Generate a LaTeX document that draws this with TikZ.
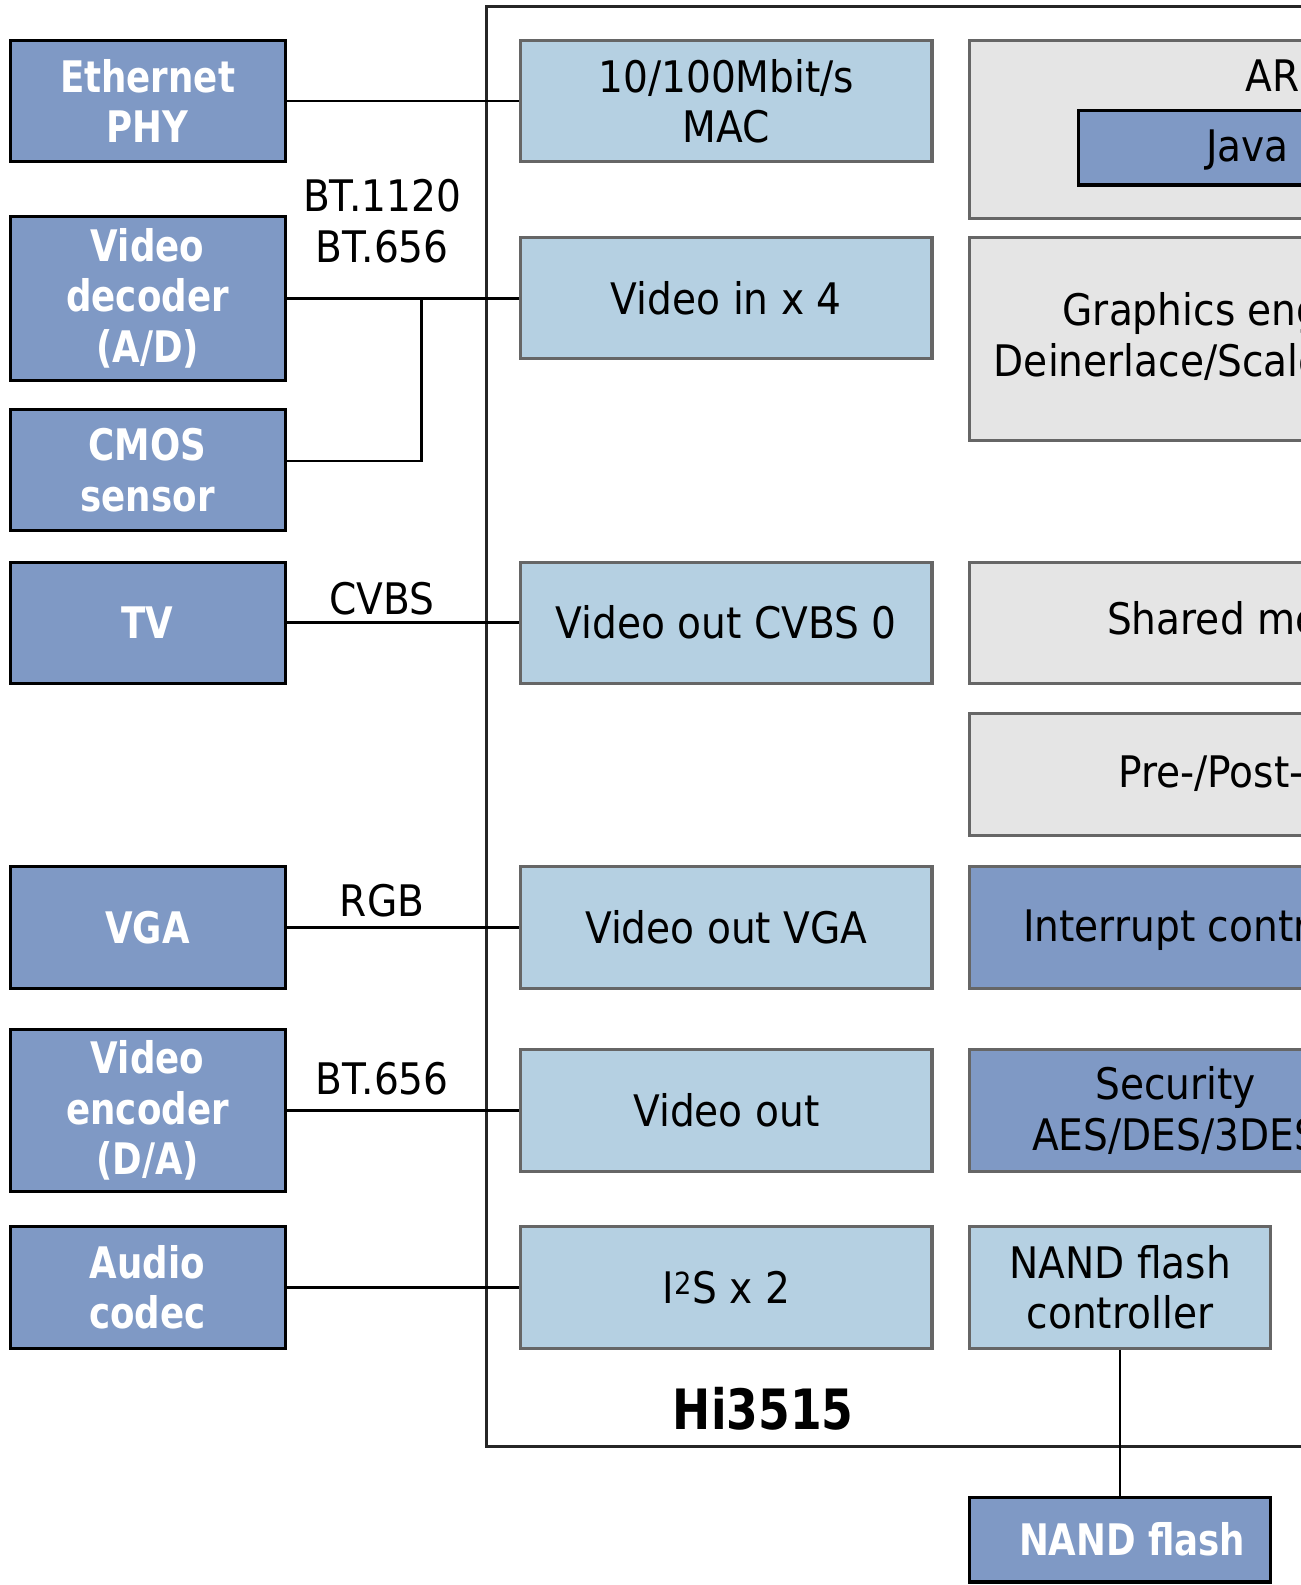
\documentclass[tikz,border=0pt]{standalone}
\usepackage{fontspec}
\newfontfamily\rgfont{DejaVu Sans}[FakeStretch=0.9]
\newfontfamily\bdfont{DejaVu Sans}[FakeStretch=0.82]
\definecolor{dkblue}{RGB}{127,153,197}
\definecolor{ltblue}{RGB}{181,208,226}
\definecolor{ltgray}{RGB}{229,229,229}
\definecolor{bordergray}{RGB}{102,102,102}
\begin{document}
\begin{tikzpicture}[x=1pt,y=-1pt,
  extbox/.style={draw=black, fill=dkblue, line width=3pt, text=white, inner sep=0pt,
    minimum width=272pt, align=center, font=\bdfont\bfseries\fontsize{43}{50}\selectfont},
  chipbox/.style={draw=bordergray, fill=ltblue, line width=3pt, inner sep=0pt,
    minimum width=407pt, align=center, font=\rgfont\fontsize{43}{50}\selectfont},
  graybox/.style={draw=bordergray, fill=ltgray, line width=3pt, inner sep=0pt},
  bluebox/.style={draw=bordergray, fill=dkblue, line width=3pt, inner sep=0pt},
  lbl/.style={inner sep=0pt, align=center, font=\rgfont\fontsize{43}{50}\selectfont},
  rtext/.style={inner sep=0pt, anchor=base west, font=\rgfont\fontsize{43}{50}\selectfont},
  wire/.style={draw=black, line width=2.8pt}]
\useasboundingbox (0,0) rectangle (1287,1568);
\begin{scope}
\clip (0,0) rectangle (1287,1568);
% chip outline
\draw[line width=3pt, draw=black!85] (481,6) rectangle (1700,1431);
% left external devices
\node[extbox, minimum height=120pt] (eth) at (146,100) {Ethernet\\PHY};
\node[extbox, minimum height=162pt] (dec) at (146,295) {Video\\decoder\\(A/D)};
\node[extbox, minimum height=120pt] (cmos) at (146,465) {CMOS\\sensor};
\node[extbox, minimum height=120pt] (tv) at (146,616) {TV};
\node[extbox, minimum height=121pt] (vga) at (146,917.5) {VGA};
\node[extbox, minimum height=161pt] (enc) at (146,1098.5) {Video\\encoder\\(D/A)};
\node[extbox, minimum height=121pt] (aud) at (146,1273.5) {Audio\\codec};
% middle column
\node[chipbox, minimum height=120pt] (mac) at (718.5,100) {10/100Mbit/s\\MAC};
\node[chipbox, minimum height=120pt] (vin) at (718.5,295) {Video in x 4};
\node[chipbox, minimum height=120pt] (cvbs) at (718.5,616) {Video out CVBS 0};
\node[chipbox, minimum height=121pt] (vvga) at (718.5,917.5) {Video out VGA};
\node[chipbox, minimum height=121pt] (vout) at (718.5,1098.5) {Video out};
\node[chipbox, minimum height=121pt] (i2s) at (718.5,1273.5) {I\textsuperscript{2}S x 2};
% right column
\draw[graybox] (959,40) rectangle (1700,216);
\node[rtext] (armt) at (1232,91) {ARM926EJ-S};
\draw[line width=3pt, draw=black, fill=dkblue] (1067,109) rectangle (1700,183);
\node[rtext] (javat) at (1193,160) {Java acceleration};
\draw[graybox] (959,235) rectangle (1700,436);
\node[rtext] (gfx1) at (1051,322) {Graphics engine};
\node[rtext] (gfx2) at (983,372) {Deinerlace/Scaler};
\draw[graybox] (959,556) rectangle (1700,676);
\node[rtext] (shm) at (1095,628) {Shared memory};
\draw[graybox] (959,706) rectangle (1700,827);
\node[rtext] (pp) at (1106,779) {Pre-/Post-processing};
\draw[bluebox] (959,857) rectangle (1700,978);
\node[rtext] (intc) at (1012,931) {Interrupt controller};
\node[bluebox, minimum width=408pt, minimum height=121pt, align=center,
  font=\rgfont\fontsize{43}{50}\selectfont] (sec) at (1163,1098.5) {Security\\AES/DES/3DES};
\node[chipbox, minimum width=298pt, minimum height=121pt] (nandc) at (1108,1273.5) {NAND flash\\controller};
\node[extbox, minimum width=298pt, minimum height=84pt] (nand) at (1108,1523) {\hspace*{24pt}NAND flash};
% chip name
\node[inner sep=0pt, font=\bdfont\bfseries\fontsize{55}{60}\selectfont] (chip) at (755,1394) {Hi3515};
% connectors
\draw[wire] (eth.east) -- (mac.west);
\draw[wire] (dec.east) -- (vin.west);
\coordinate (junc) at (417,295);
\draw[wire] ([yshift=9pt]cmos.east) -| (junc);
\draw[wire] (tv.east) -- (cvbs.west);
\draw[wire] (vga.east) -- (vvga.west);
\draw[wire] (enc.east) -- (vout.west);
\draw[wire] (aud.east) -- (i2s.west);
\draw[wire] (nandc.south) -- (nand.north);
% labels
\node[lbl] (lbt) at (378,219) {BT.1120\\BT.656};
\node[lbl] (lcvbs) at (378,592) {CVBS};
\node[lbl] (lrgb) at (378,891) {RGB};
\node[lbl] (lbt2) at (378,1067) {BT.656};
\end{scope}
\end{tikzpicture}
\end{document}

**WRITTEN TASK:** Write out the listing above exactly as it stands, pictures excluded.

**COMPLETE OUTPUT:**
Generate a LaTeX document that draws this with TikZ.
\documentclass[tikz,border=0pt]{standalone}
\usepackage{fontspec}
\newfontfamily\rgfont{DejaVu Sans}[FakeStretch=0.9]
\newfontfamily\bdfont{DejaVu Sans}[FakeStretch=0.82]
\definecolor{dkblue}{RGB}{127,153,197}
\definecolor{ltblue}{RGB}{181,208,226}
\definecolor{ltgray}{RGB}{229,229,229}
\definecolor{bordergray}{RGB}{102,102,102}
\begin{document}
\begin{tikzpicture}[x=1pt,y=-1pt,
  extbox/.style={draw=black, fill=dkblue, line width=3pt, text=white, inner sep=0pt,
    minimum width=272pt, align=center, font=\bdfont\bfseries\fontsize{43}{50}\selectfont},
  chipbox/.style={draw=bordergray, fill=ltblue, line width=3pt, inner sep=0pt,
    minimum width=407pt, align=center, font=\rgfont\fontsize{43}{50}\selectfont},
  graybox/.style={draw=bordergray, fill=ltgray, line width=3pt, inner sep=0pt},
  bluebox/.style={draw=bordergray, fill=dkblue, line width=3pt, inner sep=0pt},
  lbl/.style={inner sep=0pt, align=center, font=\rgfont\fontsize{43}{50}\selectfont},
  rtext/.style={inner sep=0pt, anchor=base west, font=\rgfont\fontsize{43}{50}\selectfont},
  wire/.style={draw=black, line width=2.8pt}]
\useasboundingbox (0,0) rectangle (1287,1568);
\begin{scope}
\clip (0,0) rectangle (1287,1568);
% chip outline
\draw[line width=3pt, draw=black!85] (481,6) rectangle (1700,1431);
% left external devices
\node[extbox, minimum height=120pt] (eth) at (146,100) {Ethernet\\PHY};
\node[extbox, minimum height=162pt] (dec) at (146,295) {Video\\decoder\\(A/D)};
\node[extbox, minimum height=120pt] (cmos) at (146,465) {CMOS\\sensor};
\node[extbox, minimum height=120pt] (tv) at (146,616) {TV};
\node[extbox, minimum height=121pt] (vga) at (146,917.5) {VGA};
\node[extbox, minimum height=161pt] (enc) at (146,1098.5) {Video\\encoder\\(D/A)};
\node[extbox, minimum height=121pt] (aud) at (146,1273.5) {Audio\\codec};
% middle column
\node[chipbox, minimum height=120pt] (mac) at (718.5,100) {10/100Mbit/s\\MAC};
\node[chipbox, minimum height=120pt] (vin) at (718.5,295) {Video in x 4};
\node[chipbox, minimum height=120pt] (cvbs) at (718.5,616) {Video out CVBS 0};
\node[chipbox, minimum height=121pt] (vvga) at (718.5,917.5) {Video out VGA};
\node[chipbox, minimum height=121pt] (vout) at (718.5,1098.5) {Video out};
\node[chipbox, minimum height=121pt] (i2s) at (718.5,1273.5) {I\textsuperscript{2}S x 2};
% right column
\draw[graybox] (959,40) rectangle (1700,216);
\node[rtext] (armt) at (1232,91) {ARM926EJ-S};
\draw[line width=3pt, draw=black, fill=dkblue] (1067,109) rectangle (1700,183);
\node[rtext] (javat) at (1193,160) {Java acceleration};
\draw[graybox] (959,235) rectangle (1700,436);
\node[rtext] (gfx1) at (1051,322) {Graphics engine};
\node[rtext] (gfx2) at (983,372) {Deinerlace/Scaler};
\draw[graybox] (959,556) rectangle (1700,676);
\node[rtext] (shm) at (1095,628) {Shared memory};
\draw[graybox] (959,706) rectangle (1700,827);
\node[rtext] (pp) at (1106,779) {Pre-/Post-processing};
\draw[bluebox] (959,857) rectangle (1700,978);
\node[rtext] (intc) at (1012,931) {Interrupt controller};
\node[bluebox, minimum width=408pt, minimum height=121pt, align=center,
  font=\rgfont\fontsize{43}{50}\selectfont] (sec) at (1163,1098.5) {Security\\AES/DES/3DES};
\node[chipbox, minimum width=298pt, minimum height=121pt] (nandc) at (1108,1273.5) {NAND flash\\controller};
\node[extbox, minimum width=298pt, minimum height=84pt] (nand) at (1108,1523) {\hspace*{24pt}NAND flash};
% chip name
\node[inner sep=0pt, font=\bdfont\bfseries\fontsize{55}{60}\selectfont] (chip) at (755,1394) {Hi3515};
% connectors
\draw[wire] (eth.east) -- (mac.west);
\draw[wire] (dec.east) -- (vin.west);
\coordinate (junc) at (417,295);
\draw[wire] ([yshift=9pt]cmos.east) -| (junc);
\draw[wire] (tv.east) -- (cvbs.west);
\draw[wire] (vga.east) -- (vvga.west);
\draw[wire] (enc.east) -- (vout.west);
\draw[wire] (aud.east) -- (i2s.west);
\draw[wire] (nandc.south) -- (nand.north);
% labels
\node[lbl] (lbt) at (378,219) {BT.1120\\BT.656};
\node[lbl] (lcvbs) at (378,592) {CVBS};
\node[lbl] (lrgb) at (378,891) {RGB};
\node[lbl] (lbt2) at (378,1067) {BT.656};
\end{scope}
\end{tikzpicture}
\end{document}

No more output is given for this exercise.